This morning, it was the Great Onetangi Beach Surf Casting Competition. The person who catches the biggest fish wins a thousand dollars. So the beach, which normally has a couple of dozen people wandering aimlessly along it, and a few kids playing in the sand or shallows (depending on the weather), was this morning filled with people fishing.
Well, they were trying. Nobody seemed to be catching anything but seaweed, although I did watch a couple of people catch one another (ooh - nasty).
The remains of the shipwreck were still visible at one end - the tide has washed over it many times now, so there's only part of the prow sticking up through the sand and shells and seaweed. It has become part of the beach - part of the ocean. One day there'll be nothing at all left.
It was very hard to think while I was walking along the beach. Usually, I write stuff in my head while I walk, or think about what will happen next in the books I'm writing, or completely change my mind about something I wrote the day before. I can mutter dialogue to myself and nobody can hear me. If I get confused I can stare out to sea.
Once I wrote a whole story in my head , and then rushed home to scribble it down - it's set in that bay, but many years ago, during World War One. After the initial scribbling, of course, I rewrote it and tweaked and polished it until it was finished.

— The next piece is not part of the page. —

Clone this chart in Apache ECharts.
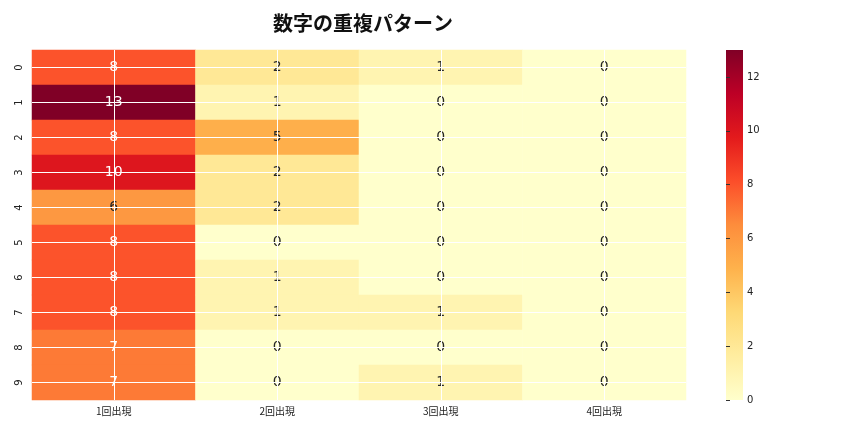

But everything that happens in the story, and the cast of characters in it, was invented while I was walking, because I was staring at the farmhouse on the headland and imagined what it would have been like to live there before all the holiday-makers came.
The story is called
Anzac Day, and you'll be able to read it in a Random House anthology,
History: Hideous and Hilarious, later in the year.
But I have to admit I didn't write anything at all in my head this morning - I was too busy watching everyone else, and wondering where I'd put my trusty old fishing rod.